*EXERCISE OBJECTIVE:* Everything from the first line of the data through the line with "const lgKTicks = [-2.2, -1.7, -1.2, -0.7]" is to be echoed exactly, minus the pictures.

*SUPPLIED DATA:*

╭──

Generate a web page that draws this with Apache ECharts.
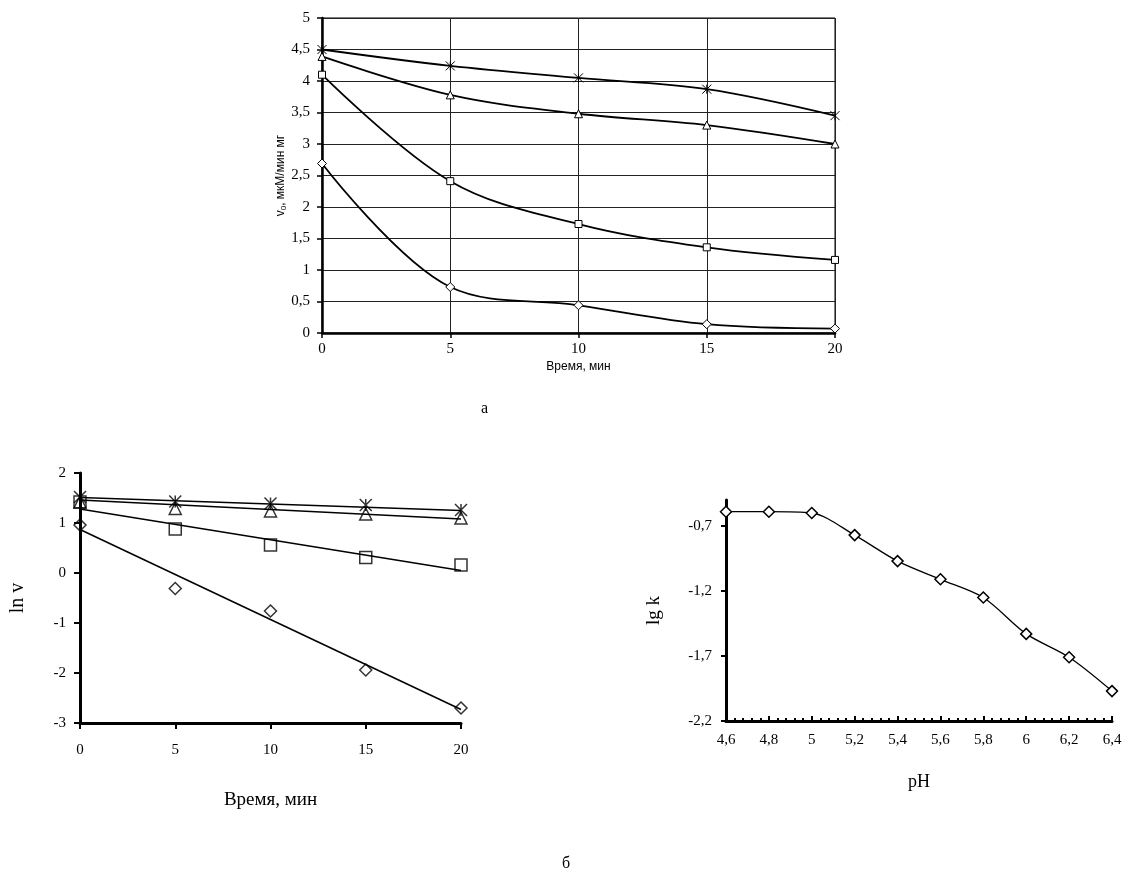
<!DOCTYPE html>
<html>
<head>
<meta charset="utf-8">
<script src="https://cdn.jsdelivr.net/npm/echarts@6/dist/echarts.min.js"></script>
<style>
  html, body { margin: 0; padding: 0; background: #fff; }
  #chart { width: 1127px; height: 875px; }
</style>
</head>
<body>
<div id="chart"></div>
<script>
// время, мин
const timeMin = [0, 5, 10, 15, 20]

// (а) v0 vs time, four curves
const v0Star = [4.5, 4.24, 4.05, 3.87, 3.45]
const v0Tri = [4.39, 3.78, 3.48, 3.3, 3.0]
const v0Sq = [4.1, 2.41, 1.73, 1.36, 1.16]
const v0Dia = [2.69, 0.73, 0.44, 0.14, 0.07]

// (б) ln v points
const lnStar = [1.52, 1.43, 1.39, 1.36, 1.26]
const lnTri = [1.42, 1.29, 1.24, 1.18, 1.1]
const lnSq = [1.42, 0.88, 0.56, 0.31, 0.16]
const lnDia = [0.96, -0.31, -0.76, -1.94, -2.7]
// linear trend lines: value at t=0 and t=20 (star, tri, sq, dia)
const trendStart = [1.51, 1.46, 1.28, 0.87]
const trendEnd = [1.25, 1.08, 0.05, -2.73]

// (б) lg k vs pH
const pH = [4.6, 4.8, 5.0, 5.2, 5.4, 5.6, 5.8, 6.0, 6.2, 6.4]
const lgK = [-0.59, -0.59, -0.6, -0.77, -0.97, -1.11, -1.25, -1.53, -1.71, -1.97]
const lgKTicks = [-2.2, -1.7, -1.2, -0.7]

const SERIF = 'Liberation Serif'
const SANS = 'Liberation Sans'
const STAR = 'path://M0,0L10,10M10,0L0,10M5,0L5,10'

const comma = v => String(Math.round(v * 100) / 100).replace('.', ',')
const pairs = (xs, ys) => xs.map((x, i) => [x, ys[i]])

const tickLabel = { fontFamily: SERIF, fontSize: 15, color: '#000', formatter: comma }

function topLine (data, symbol, size) {
  return {
    type: 'line',
    xAxisIndex: 0,
    yAxisIndex: 0,
    data: pairs(timeMin, data),
    smooth: 0.35,
    symbol,
    symbolSize: size,
    showSymbol: true,
    itemStyle: { color: '#fff', borderColor: '#000', borderWidth: 1 },
    lineStyle: { color: '#000', width: 1.8 },
    z: 3
  }
}

function lnPoints (data, symbol, size) {
  return {
    type: 'scatter',
    xAxisIndex: 1,
    yAxisIndex: 1,
    data: pairs(timeMin, data),
    symbol,
    symbolSize: size,
    itemStyle: { color: 'rgba(255,255,255,0)', borderColor: '#000', borderWidth: 1.5 },
    z: 4
  }
}

function lnTrend (i) {
  return {
    type: 'line',
    xAxisIndex: 1,
    yAxisIndex: 1,
    data: [[timeMin[0], trendStart[i]], [timeMin[timeMin.length - 1], trendEnd[i]]],
    symbol: 'none',
    lineStyle: { color: '#000', width: 1.5 },
    z: 2
  }
}

const option = {
  animation: false,
  backgroundColor: '#fff',
  title: [
    { text: 'а', left: 476, top: 396, textStyle: { fontFamily: SERIF, fontSize: 16, fontWeight: 'normal', color: '#000' } },
    { text: 'б', left: 557, top: 851, textStyle: { fontFamily: SERIF, fontSize: 16, fontWeight: 'normal', color: '#000' } }
  ],
  grid: [
    { left: 322, top: 18, width: 513, height: 315, show: true, borderColor: '#000', borderWidth: 1, backgroundColor: '#fff' },
    { left: 80, top: 473, width: 381, height: 250 },
    { left: 726, top: 500, width: 386, height: 221 }
  ],
  xAxis: [
    {
      gridIndex: 0,
      type: 'value',
      min: 0,
      max: 20,
      interval: 5,
      name: 'Время, мин',
      nameLocation: 'middle',
      nameGap: 28,
      nameTextStyle: { fontFamily: SANS, fontSize: 12, color: '#000' },
      axisLine: { onZero: false, lineStyle: { color: '#000', width: 2.5 } },
      axisTick: { show: true, length: 5, lineStyle: { color: '#000', width: 1.5 } },
      axisLabel: Object.assign({ margin: 9 }, tickLabel),
      splitLine: { show: true, lineStyle: { color: '#222', width: 1 } }
    },
    {
      gridIndex: 1,
      type: 'value',
      min: 0,
      max: 20,
      interval: 5,
      name: 'Время, мин',
      nameLocation: 'middle',
      nameGap: 68,
      nameTextStyle: { fontFamily: SERIF, fontSize: 19, color: '#000' },
      axisLine: { onZero: false, lineStyle: { color: '#000', width: 3 } },
      axisTick: { show: true, length: 6, lineStyle: { color: '#000', width: 2 } },
      axisLabel: Object.assign({ margin: 20 }, tickLabel),
      splitLine: { show: false }
    },
    {
      gridIndex: 2,
      type: 'value',
      min: 4.6,
      max: 6.4,
      interval: 0.2,
      name: 'pH',
      nameLocation: 'middle',
      nameGap: 52,
      nameTextStyle: { fontFamily: SERIF, fontSize: 18, color: '#000' },
      axisLine: { onZero: false, lineStyle: { color: '#000', width: 3 } },
      axisTick: { show: true, inside: true, length: 5, lineStyle: { color: '#000', width: 2 } },
      minorTick: { show: true, splitNumber: 5, length: 3, lineStyle: { color: '#000', width: 2 } },
      axisLabel: Object.assign({ margin: 12 }, tickLabel),
      splitLine: { show: false }
    }
  ],
  yAxis: [
    {
      gridIndex: 0,
      type: 'value',
      min: 0,
      max: 5,
      interval: 0.5,
      name: 'v{sub|0}, мкМ/мин мг',
      nameLocation: 'middle',
      nameGap: 26,
      nameTextStyle: {
        fontFamily: SANS,
        fontSize: 12,
        color: '#000',
        rich: { sub: { fontFamily: SANS, fontSize: 8, verticalAlign: 'bottom', padding: [6, 0, 0, 0] } }
      },
      axisLine: { onZero: false, lineStyle: { color: '#000', width: 2.5 } },
      axisTick: { show: true, length: 5, lineStyle: { color: '#000', width: 1.5 } },
      axisLabel: Object.assign({ margin: 12 }, tickLabel),
      splitLine: { show: true, lineStyle: { color: '#222', width: 1 } }
    },
    {
      gridIndex: 1,
      type: 'value',
      min: -3,
      max: 2,
      interval: 1,
      name: 'ln v',
      nameLocation: 'middle',
      nameGap: 52,
      nameTextStyle: { fontFamily: SERIF, fontSize: 20, color: '#000' },
      axisLine: { onZero: false, lineStyle: { color: '#000', width: 3 } },
      axisTick: { show: true, length: 6, lineStyle: { color: '#000', width: 2 } },
      axisLabel: Object.assign({ margin: 14 }, tickLabel),
      splitLine: { show: false }
    },
    {
      gridIndex: 2,
      type: 'value',
      min: -2.2,
      max: -0.5,
      name: 'lg k',
      nameLocation: 'middle',
      nameGap: 62,
      nameTextStyle: { fontFamily: SERIF, fontSize: 19, color: '#000' },
      axisLine: { onZero: false, lineStyle: { color: '#000', width: 3 } },
      axisTick: { show: true, length: 5, customValues: lgKTicks, lineStyle: { color: '#000', width: 2 } },
      axisLabel: Object.assign({ margin: 14, customValues: lgKTicks }, tickLabel),
      splitLine: { show: false }
    }
  ],
  series: [
    topLine(v0Dia, 'diamond', 9),
    topLine(v0Sq, 'rect', 7),
    topLine(v0Tri, 'triangle', 8),
    topLine(v0Star, STAR, 9),

    lnTrend(0),
    lnTrend(1),
    lnTrend(2),
    lnTrend(3),
    lnPoints(lnDia, 'diamond', 12),
    lnPoints(lnSq, 'rect', 12),
    lnPoints(lnTri, 'triangle', 12),
    lnPoints(lnStar, STAR, 12),

    {
      type: 'line',
      xAxisIndex: 2,
      yAxisIndex: 2,
      data: pairs(pH, lgK),
      smooth: 0.3,
      symbol: 'diamond',
      symbolSize: 11,
      itemStyle: { color: '#fff', borderColor: '#000', borderWidth: 1.5 },
      lineStyle: { color: '#000', width: 1.3 },
      z: 3
    }
  ]
}

const myChart = echarts.init(document.getElementById('chart'))
myChart.setOption(option)
</script>
</body>
</html>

╰──

*THE ANSWER:*
Generate a web page that draws this with Apache ECharts.
<!DOCTYPE html>
<html>
<head>
<meta charset="utf-8">
<script src="https://cdn.jsdelivr.net/npm/echarts@6/dist/echarts.min.js"></script>
<style>
  html, body { margin: 0; padding: 0; background: #fff; }
  #chart { width: 1127px; height: 875px; }
</style>
</head>
<body>
<div id="chart"></div>
<script>
// время, мин
const timeMin = [0, 5, 10, 15, 20]

// (а) v0 vs time, four curves
const v0Star = [4.5, 4.24, 4.05, 3.87, 3.45]
const v0Tri = [4.39, 3.78, 3.48, 3.3, 3.0]
const v0Sq = [4.1, 2.41, 1.73, 1.36, 1.16]
const v0Dia = [2.69, 0.73, 0.44, 0.14, 0.07]

// (б) ln v points
const lnStar = [1.52, 1.43, 1.39, 1.36, 1.26]
const lnTri = [1.42, 1.29, 1.24, 1.18, 1.1]
const lnSq = [1.42, 0.88, 0.56, 0.31, 0.16]
const lnDia = [0.96, -0.31, -0.76, -1.94, -2.7]
// linear trend lines: value at t=0 and t=20 (star, tri, sq, dia)
const trendStart = [1.51, 1.46, 1.28, 0.87]
const trendEnd = [1.25, 1.08, 0.05, -2.73]

// (б) lg k vs pH
const pH = [4.6, 4.8, 5.0, 5.2, 5.4, 5.6, 5.8, 6.0, 6.2, 6.4]
const lgK = [-0.59, -0.59, -0.6, -0.77, -0.97, -1.11, -1.25, -1.53, -1.71, -1.97]
const lgKTicks = [-2.2, -1.7, -1.2, -0.7]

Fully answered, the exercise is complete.